Breves considerações sobre a Lei 12.234/2010

Ana Carolina Elaine dos Santos
Rafael Guedes de Castro

O Estado como único titular do “direito de punir” possui delimitações em sua função jurídico-penal, sendo, a prescrição, um dos mais importantes instrumentos de contenção da atuação discricionária do poder repressivo em detrimento da liberdade individual.

Nesse sentido, “poder-se-ia alegar para justificá-la que nem a razão, nem a humanidade, nem mesmo o interesse social, tornariam admissível deixar pesar sobre o criminoso indefinidamente a ameaça do processo ou da execução da pena”(1).

A prestação jurisdicional deve ser rápida o suficiente para que o Estado não perca os motivos para a punição sendo esta justificável se necessária e útil; lembrando que a celeridade e eficiência processual devem guardar estrita e profunda obediência aos princípios processuais garantistas.

Uma vez que o Estado queda-se inerte diante de uma relação jurídica nascida com o ilícito penal, constata-se a perda do interesse do próprio ente em fazer aplicar a sanção criminal ou de iniciar ou dar continuidade à ação penal interposta.

Inúmeros fundamentos exprimem a existência e o reconhecimento da prescrição no sistema penal.

Para Bruno, “há dois motivos que realmente concorrem para legitimá-la, um de Direito Penal, que é haver desaparecido o interesse do Estado em punir, outro de ordem processual, aplicável à prescrição anterior à sentença condenatória, que é a dificuldade de coligir provas que possibilitem uma justa apreciação do delito cometido. O tempo que passa vai alterando os fatos e com estes as relações jurídicas que neles se apóiam”.

Aduz o citado autor, que por ser o Direto uma ciência que busca a reconstrução dos fatos reais, a mudança das coisas acabam por atingir em cheio essa possibilidade, “o fato cometido foi-se perdendo no passado, apagando-se os seus sinais físicos e as suas circunstancias na memória dos homens, escasseiam e se tornam incertas as provas materiais e os testemunhos e assim crescem os riscos de que o juízo que se venha a emitir sobre ele se extravie, com grave perigo para a segurança do Direito”(2).

Para Cirino dos Santos(3), com apoio em Welzel: “o fundamento jurídico da prescrição reside na dificuldade de provar o fato imputado (no caso de prescrição da ação penal), ou na progressiva dissolução da necessidade de pena contra o autor (no caso de prescrição da pena criminal aplicada), o que confere à prescrição natureza processual (impedimento de persecução) e material (extinção da pena)”.

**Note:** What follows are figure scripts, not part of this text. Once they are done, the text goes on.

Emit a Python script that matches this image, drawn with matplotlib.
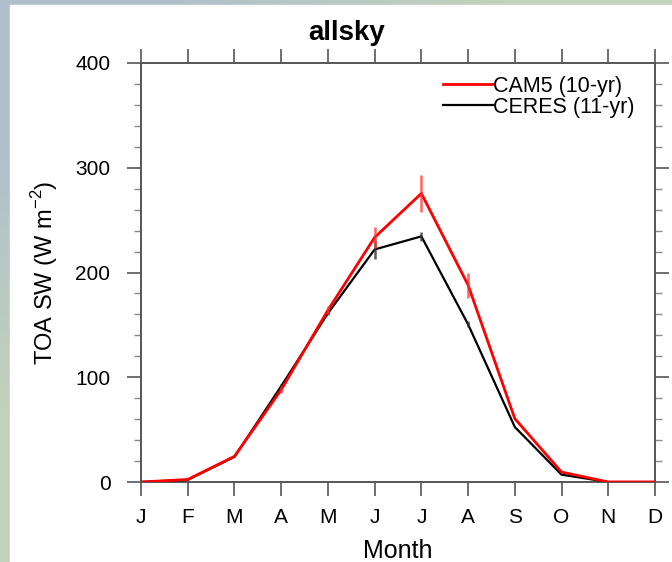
#!/usr/bin/env python3
import numpy as np
import matplotlib
matplotlib.use("Agg")
import matplotlib.pyplot as plt
from matplotlib.colors import LinearSegmentedColormap
from matplotlib.ticker import MultipleLocator

months = ["J", "F", "M", "A", "M", "J", "J", "A", "S", "O", "N", "D"]
cam5 = [0, 2.4, 24.5, 88, 164, 233.5, 275.5, 188, 60.5, 9.5, 0, 0]
cam5_err = [0, 0, 0, 3, 4, 10, 18, 12, 0, 0, 0, 0]
ceres = [0, 2, 24, 91.5, 161, 222, 234.5, 150.5, 52.5, 7, 0, 0]
ceres_err = [0, 0, 0, 2, 2, 9, 4, 3, 0, 0, 0, 0]

plt.rcParams["font.family"] = ["Liberation Sans", "DejaVu Sans"]

W, H = 672, 562
fig = plt.figure(figsize=(W / 100, H / 100), dpi=100)

# blurred photo-like backdrop at the edges, white panel on top
bg = fig.add_axes([0, 0, 1, 1], zorder=-10)
cmap = LinearSegmentedColormap.from_list("bg", ["#b0bfcb", "#c3d2bb"])
grad = np.array([[0.0, 1.0], [1.0, 0.9]])
bg.imshow(grad, cmap=cmap, aspect="auto", interpolation="bilinear",
          extent=[0, 1, 0, 1], origin="upper")
bg.add_patch(plt.Rectangle((10 / W, 0), 1, (H - 5) / H, color="white"))
bg.set_xlim(0, 1)
bg.set_ylim(0, 1)
bg.axis("off")

ax = fig.add_axes([141 / W, (H - 482) / H, (655 - 141) / W, (482 - 63) / H])
x = np.arange(len(months))

ax.plot(x, ceres, color="black", lw=1.6, zorder=3, label="CERES (11-yr)")
ax.errorbar(x, ceres, yerr=ceres_err, fmt="none", ecolor="#333333",
            elinewidth=1.8, capsize=0, alpha=0.8, zorder=3)
ax.plot(x, cam5, color="#ff0000", lw=2.0, zorder=4, label="CAM5 (10-yr)")
ax.errorbar(x, cam5, yerr=cam5_err, fmt="none", ecolor="#ff3030",
            elinewidth=1.8, capsize=0, alpha=0.75, zorder=4)

ax.set_xlim(0, 11)
ax.set_ylim(0, 400)
ax.set_xticks(x)
ax.set_xticklabels(months, fontsize=15)
ax.yaxis.set_major_locator(MultipleLocator(100))
ax.yaxis.set_minor_locator(MultipleLocator(20))
ax.tick_params(axis="both", which="major", direction="out", length=10,
               width=1.2, color="#555555", top=True, right=True,
               labelsize=15, pad=12)
ax.tick_params(axis="y", which="minor", direction="out", length=5,
               width=1.0, color="#888888", right=True)
ax.tick_params(axis="x", which="major", pad=9)
for s in ax.spines.values():
    s.set_color("#555555")
    s.set_linewidth(1.4)

ax.set_xlabel("Month", fontsize=18, labelpad=8)
ax.set_ylabel("TOA SW (W m$^{\\mathregular{-2}}$)", fontsize=17, labelpad=11)
fig.text(347 / W, 1 - 33 / H, "allsky", fontsize=20, fontweight="bold",
         ha="center", va="center")

handles, labels = ax.get_legend_handles_labels()
ax.legend(handles[::-1], labels[::-1], loc="upper right",
          bbox_to_anchor=(0.985, 1.0), frameon=False, fontsize=15.5,
          handlelength=2.3, handletextpad=0.0, labelspacing=0.0,
          borderaxespad=0.2)

fig.savefig("out.png", dpi=100)
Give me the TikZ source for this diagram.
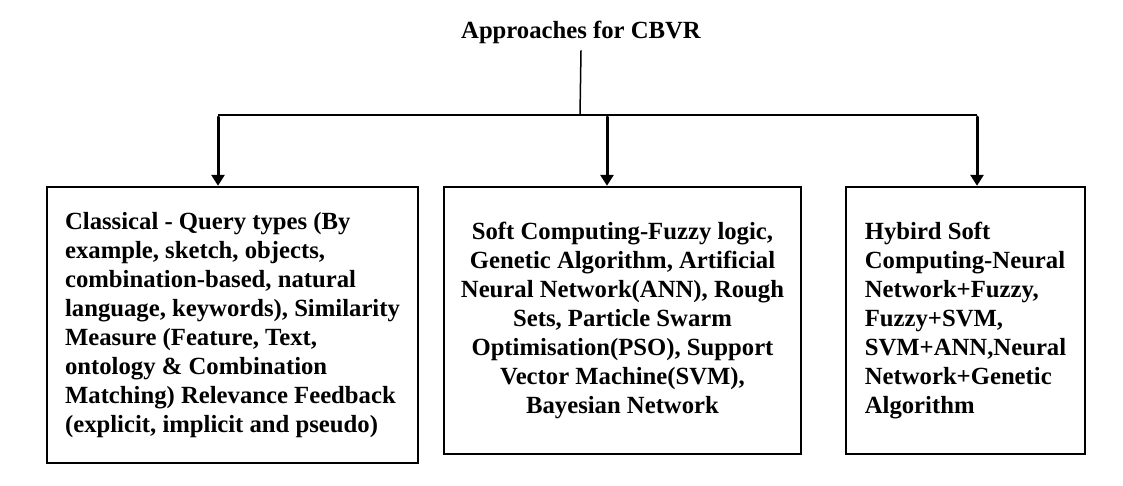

No mesmo sentido, Bruno(4): “a indignação pública e o sentimento de insegurança que o crime gerou amortecem com o decorrer dos anos, do mesmo modo que se atenua a revolta e exigência de justiça dos ofendidos. Assim também, com o tempo, vai-se mudando o réu em outro homem, esquece ou deforma a imagem do seu crime, a e a pena, quer como instrumento de expiação, quer como instrumento de emenda, já não encontrará o mesmo sujeito, como saiu, com a sua culpa, da pratica do delito, par anele aplicar-se com eficácia e justiça. Perde a pena o seu fundamento e os seus fins, e assim se esgotam os motivos que tinha o Estado para a punição”.

Logo, com a verificação da prescrição desaparecem a necessidade e utilidade na punição eis que o agente por ter aguardado longo período para julgamento acaba de alguma forma se redimindo pela expiação moral incidente na situação concreta; bem como se constata o esquecimento do fato delituoso acompanhado pelo desinteresse social, e a dificuldade processual na busca pela ‘tão almejada” verdade real.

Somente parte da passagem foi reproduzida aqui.